- TASK DIRECTIONS -
Make an exact copy of the data below, leaving out every picture.

- DATA PROVIDED -
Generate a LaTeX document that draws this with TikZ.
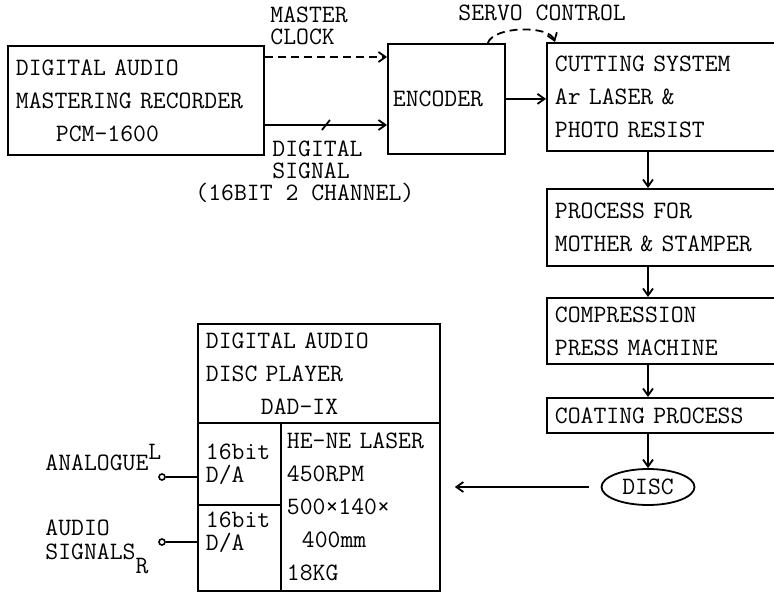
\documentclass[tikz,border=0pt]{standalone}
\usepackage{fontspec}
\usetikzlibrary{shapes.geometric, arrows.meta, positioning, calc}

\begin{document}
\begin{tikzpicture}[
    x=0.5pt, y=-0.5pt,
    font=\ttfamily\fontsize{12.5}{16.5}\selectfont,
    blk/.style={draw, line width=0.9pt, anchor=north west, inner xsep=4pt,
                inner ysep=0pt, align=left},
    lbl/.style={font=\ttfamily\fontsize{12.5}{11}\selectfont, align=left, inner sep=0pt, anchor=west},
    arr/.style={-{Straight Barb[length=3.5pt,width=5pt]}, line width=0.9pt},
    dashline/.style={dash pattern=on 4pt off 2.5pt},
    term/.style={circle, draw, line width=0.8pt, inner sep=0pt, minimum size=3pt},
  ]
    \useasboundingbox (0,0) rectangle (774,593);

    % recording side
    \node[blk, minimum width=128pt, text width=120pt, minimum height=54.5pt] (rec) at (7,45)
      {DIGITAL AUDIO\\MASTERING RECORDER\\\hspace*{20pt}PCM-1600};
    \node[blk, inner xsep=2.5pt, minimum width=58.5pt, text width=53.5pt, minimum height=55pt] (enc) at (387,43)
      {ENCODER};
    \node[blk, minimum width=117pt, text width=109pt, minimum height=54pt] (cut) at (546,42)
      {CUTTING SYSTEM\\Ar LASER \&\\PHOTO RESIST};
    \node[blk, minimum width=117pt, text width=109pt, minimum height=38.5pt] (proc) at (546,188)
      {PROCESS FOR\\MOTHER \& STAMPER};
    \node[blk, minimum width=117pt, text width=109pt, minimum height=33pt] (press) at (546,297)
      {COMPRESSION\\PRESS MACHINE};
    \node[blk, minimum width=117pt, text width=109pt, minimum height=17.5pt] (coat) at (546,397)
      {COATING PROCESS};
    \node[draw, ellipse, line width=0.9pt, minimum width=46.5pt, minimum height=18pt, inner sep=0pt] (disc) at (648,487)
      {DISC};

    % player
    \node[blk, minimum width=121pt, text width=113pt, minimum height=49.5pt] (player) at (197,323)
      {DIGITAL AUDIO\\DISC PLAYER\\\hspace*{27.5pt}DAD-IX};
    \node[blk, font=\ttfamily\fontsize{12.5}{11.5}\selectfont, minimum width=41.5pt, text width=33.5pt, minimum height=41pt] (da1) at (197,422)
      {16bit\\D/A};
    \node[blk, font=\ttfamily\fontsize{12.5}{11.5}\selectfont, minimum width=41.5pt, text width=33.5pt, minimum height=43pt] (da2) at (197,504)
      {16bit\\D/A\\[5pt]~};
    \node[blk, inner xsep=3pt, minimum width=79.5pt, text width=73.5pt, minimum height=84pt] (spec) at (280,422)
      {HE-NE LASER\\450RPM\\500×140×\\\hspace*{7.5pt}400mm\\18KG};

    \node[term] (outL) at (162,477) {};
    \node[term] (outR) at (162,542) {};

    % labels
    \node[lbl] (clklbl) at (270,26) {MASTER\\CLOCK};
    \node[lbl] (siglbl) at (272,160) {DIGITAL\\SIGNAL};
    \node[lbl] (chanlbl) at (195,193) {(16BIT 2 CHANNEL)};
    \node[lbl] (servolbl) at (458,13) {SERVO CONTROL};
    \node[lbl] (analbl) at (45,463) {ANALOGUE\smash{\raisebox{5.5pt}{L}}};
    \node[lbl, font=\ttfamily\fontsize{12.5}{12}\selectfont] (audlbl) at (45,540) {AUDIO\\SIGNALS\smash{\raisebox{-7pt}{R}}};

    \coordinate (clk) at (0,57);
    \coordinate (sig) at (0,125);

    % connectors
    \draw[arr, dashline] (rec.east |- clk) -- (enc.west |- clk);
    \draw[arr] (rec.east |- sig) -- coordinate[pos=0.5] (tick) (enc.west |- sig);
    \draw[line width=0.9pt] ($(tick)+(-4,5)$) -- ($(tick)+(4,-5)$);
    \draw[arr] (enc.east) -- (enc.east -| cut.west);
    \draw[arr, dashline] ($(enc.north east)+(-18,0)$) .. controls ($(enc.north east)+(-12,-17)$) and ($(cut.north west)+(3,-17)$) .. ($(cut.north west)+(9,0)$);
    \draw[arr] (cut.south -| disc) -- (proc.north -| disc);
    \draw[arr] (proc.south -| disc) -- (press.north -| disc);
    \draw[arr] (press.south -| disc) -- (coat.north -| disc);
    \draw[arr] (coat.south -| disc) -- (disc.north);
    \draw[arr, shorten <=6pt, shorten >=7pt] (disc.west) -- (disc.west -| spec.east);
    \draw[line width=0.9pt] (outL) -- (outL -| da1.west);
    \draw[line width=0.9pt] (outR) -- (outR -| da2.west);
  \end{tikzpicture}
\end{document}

- RESULT -
Generate a LaTeX document that draws this with TikZ.
\documentclass[tikz,border=0pt]{standalone}
\usepackage{fontspec}
\usetikzlibrary{shapes.geometric, arrows.meta, positioning, calc}

\begin{document}
\begin{tikzpicture}[
    x=0.5pt, y=-0.5pt,
    font=\ttfamily\fontsize{12.5}{16.5}\selectfont,
    blk/.style={draw, line width=0.9pt, anchor=north west, inner xsep=4pt,
                inner ysep=0pt, align=left},
    lbl/.style={font=\ttfamily\fontsize{12.5}{11}\selectfont, align=left, inner sep=0pt, anchor=west},
    arr/.style={-{Straight Barb[length=3.5pt,width=5pt]}, line width=0.9pt},
    dashline/.style={dash pattern=on 4pt off 2.5pt},
    term/.style={circle, draw, line width=0.8pt, inner sep=0pt, minimum size=3pt},
  ]
    \useasboundingbox (0,0) rectangle (774,593);

    % recording side
    \node[blk, minimum width=128pt, text width=120pt, minimum height=54.5pt] (rec) at (7,45)
      {DIGITAL AUDIO\\MASTERING RECORDER\\\hspace*{20pt}PCM-1600};
    \node[blk, inner xsep=2.5pt, minimum width=58.5pt, text width=53.5pt, minimum height=55pt] (enc) at (387,43)
      {ENCODER};
    \node[blk, minimum width=117pt, text width=109pt, minimum height=54pt] (cut) at (546,42)
      {CUTTING SYSTEM\\Ar LASER \&\\PHOTO RESIST};
    \node[blk, minimum width=117pt, text width=109pt, minimum height=38.5pt] (proc) at (546,188)
      {PROCESS FOR\\MOTHER \& STAMPER};
    \node[blk, minimum width=117pt, text width=109pt, minimum height=33pt] (press) at (546,297)
      {COMPRESSION\\PRESS MACHINE};
    \node[blk, minimum width=117pt, text width=109pt, minimum height=17.5pt] (coat) at (546,397)
      {COATING PROCESS};
    \node[draw, ellipse, line width=0.9pt, minimum width=46.5pt, minimum height=18pt, inner sep=0pt] (disc) at (648,487)
      {DISC};

    % player
    \node[blk, minimum width=121pt, text width=113pt, minimum height=49.5pt] (player) at (197,323)
      {DIGITAL AUDIO\\DISC PLAYER\\\hspace*{27.5pt}DAD-IX};
    \node[blk, font=\ttfamily\fontsize{12.5}{11.5}\selectfont, minimum width=41.5pt, text width=33.5pt, minimum height=41pt] (da1) at (197,422)
      {16bit\\D/A};
    \node[blk, font=\ttfamily\fontsize{12.5}{11.5}\selectfont, minimum width=41.5pt, text width=33.5pt, minimum height=43pt] (da2) at (197,504)
      {16bit\\D/A\\[5pt]~};
    \node[blk, inner xsep=3pt, minimum width=79.5pt, text width=73.5pt, minimum height=84pt] (spec) at (280,422)
      {HE-NE LASER\\450RPM\\500×140×\\\hspace*{7.5pt}400mm\\18KG};

    \node[term] (outL) at (162,477) {};
    \node[term] (outR) at (162,542) {};

    % labels
    \node[lbl] (clklbl) at (270,26) {MASTER\\CLOCK};
    \node[lbl] (siglbl) at (272,160) {DIGITAL\\SIGNAL};
    \node[lbl] (chanlbl) at (195,193) {(16BIT 2 CHANNEL)};
    \node[lbl] (servolbl) at (458,13) {SERVO CONTROL};
    \node[lbl] (analbl) at (45,463) {ANALOGUE\smash{\raisebox{5.5pt}{L}}};
    \node[lbl, font=\ttfamily\fontsize{12.5}{12}\selectfont] (audlbl) at (45,540) {AUDIO\\SIGNALS\smash{\raisebox{-7pt}{R}}};

    \coordinate (clk) at (0,57);
    \coordinate (sig) at (0,125);

    % connectors
    \draw[arr, dashline] (rec.east |- clk) -- (enc.west |- clk);
    \draw[arr] (rec.east |- sig) -- coordinate[pos=0.5] (tick) (enc.west |- sig);
    \draw[line width=0.9pt] ($(tick)+(-4,5)$) -- ($(tick)+(4,-5)$);
    \draw[arr] (enc.east) -- (enc.east -| cut.west);
    \draw[arr, dashline] ($(enc.north east)+(-18,0)$) .. controls ($(enc.north east)+(-12,-17)$) and ($(cut.north west)+(3,-17)$) .. ($(cut.north west)+(9,0)$);
    \draw[arr] (cut.south -| disc) -- (proc.north -| disc);
    \draw[arr] (proc.south -| disc) -- (press.north -| disc);
    \draw[arr] (press.south -| disc) -- (coat.north -| disc);
    \draw[arr] (coat.south -| disc) -- (disc.north);
    \draw[arr, shorten <=6pt, shorten >=7pt] (disc.west) -- (disc.west -| spec.east);
    \draw[line width=0.9pt] (outL) -- (outL -| da1.west);
    \draw[line width=0.9pt] (outR) -- (outR -| da2.west);
  \end{tikzpicture}
\end{document}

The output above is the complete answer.